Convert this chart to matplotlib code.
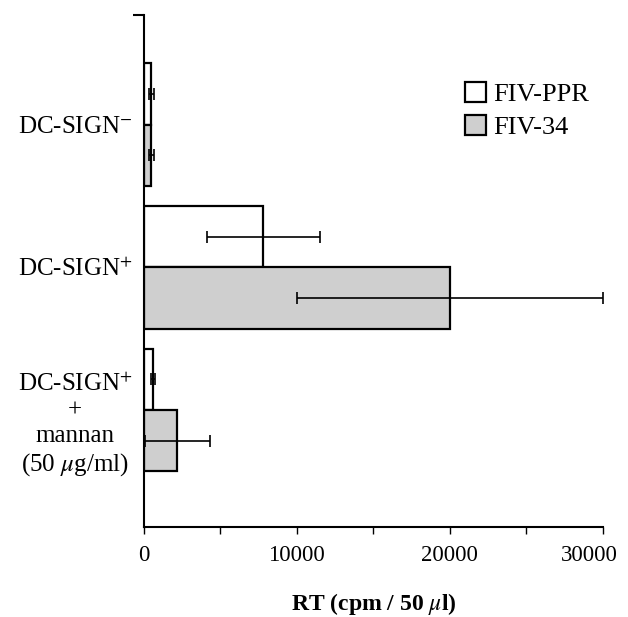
import matplotlib.pyplot as plt
import matplotlib.transforms as mtransforms
import numpy as np

plt.rcParams['font.family'] = ['Liberation Serif', 'DejaVu Serif']
plt.rcParams['mathtext.fontset'] = 'stix'

groups = ['DC-SIGN$^{-}$', 'DC-SIGN$^{+}$', 'DC-SIGN$^{+}$\n+\nmannan\n(50 $\\mu$g/ml)']
ppr_vals = [500, 7800, 600]
ppr_err = [150, 3700, 150]
fiv34_vals = [500, 20000, 2200]
fiv34_err = [150, 10000, 2100]

fig = plt.figure(figsize=(6.28, 6.17), dpi=100)
ax = fig.add_axes([0.229, 0.146, 0.731, 0.830])

pos = np.array([2, 1, 0])
h = 0.43
ax.barh(pos + h / 2, ppr_vals, height=h, color='white', edgecolor='black', linewidth=1.6, label='FIV-PPR')
ax.barh(pos - h / 2, fiv34_vals, height=h, color='#cfcfcf', edgecolor='black', linewidth=1.6, label='FIV-34')
ax.errorbar(ppr_vals, pos + h / 2, xerr=ppr_err, fmt='none', ecolor='black', elinewidth=1.2, capsize=4, capthick=1.2)
ax.errorbar(fiv34_vals, pos - h / 2, xerr=fiv34_err, fmt='none', ecolor='black', elinewidth=1.2, capsize=4, capthick=1.2)

ax.set_xlim(0, 30000)
ax.set_ylim(-0.82, 2.77)
ax.set_xticks([0, 10000, 20000, 30000])
ax.set_xticks([5000, 15000, 25000], minor=True)
ax.tick_params(axis='x', which='both', direction='out', length=5, width=1, labelsize=16.5, pad=8)
# last tick label sits a bit left of its tick, like the original
lab = ax.get_xticklabels()[-1]
lab.set_transform(lab.get_transform() + mtransforms.ScaledTranslation(-14 / 100, 0, fig.dpi_scale_trans))

ax.set_yticks(pos)
ax.set_yticklabels(groups, fontsize=18, multialignment='center', linespacing=1.2)
ax.tick_params(axis='y', which='major', length=0, pad=8)
ylab = ax.get_yticklabels()[-1]
ylab.set_transform(ylab.get_transform() + mtransforms.ScaledTranslation(0, -10 / 100, fig.dpi_scale_trans))
ax.set_yticks([2.77], minor=True)
ax.tick_params(axis='y', which='minor', length=8, width=1.5)

for s in ['top', 'right']:
    ax.spines[s].set_visible(False)
ax.spines['left'].set_linewidth(1.5)
ax.spines['bottom'].set_linewidth(1.5)

ax.set_xlabel('RT (cpm / 50 $\\mu$l)', fontsize=17, fontweight='bold', labelpad=18)
ax.legend(loc='upper left', bbox_to_anchor=(0.677, 0.89), frameon=False, fontsize=19,
          handlelength=0.8, handleheight=0.8, handletextpad=0.25, labelspacing=0.35, borderaxespad=0)

fig.savefig('out.png', dpi=100)
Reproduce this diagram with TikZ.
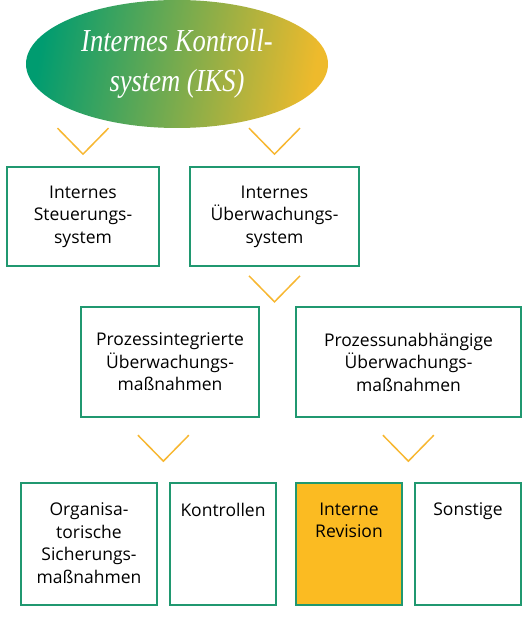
——————
> Brief
Report the count of lines in the entries that contain the string "this", and nothing besides it.

> Task response
2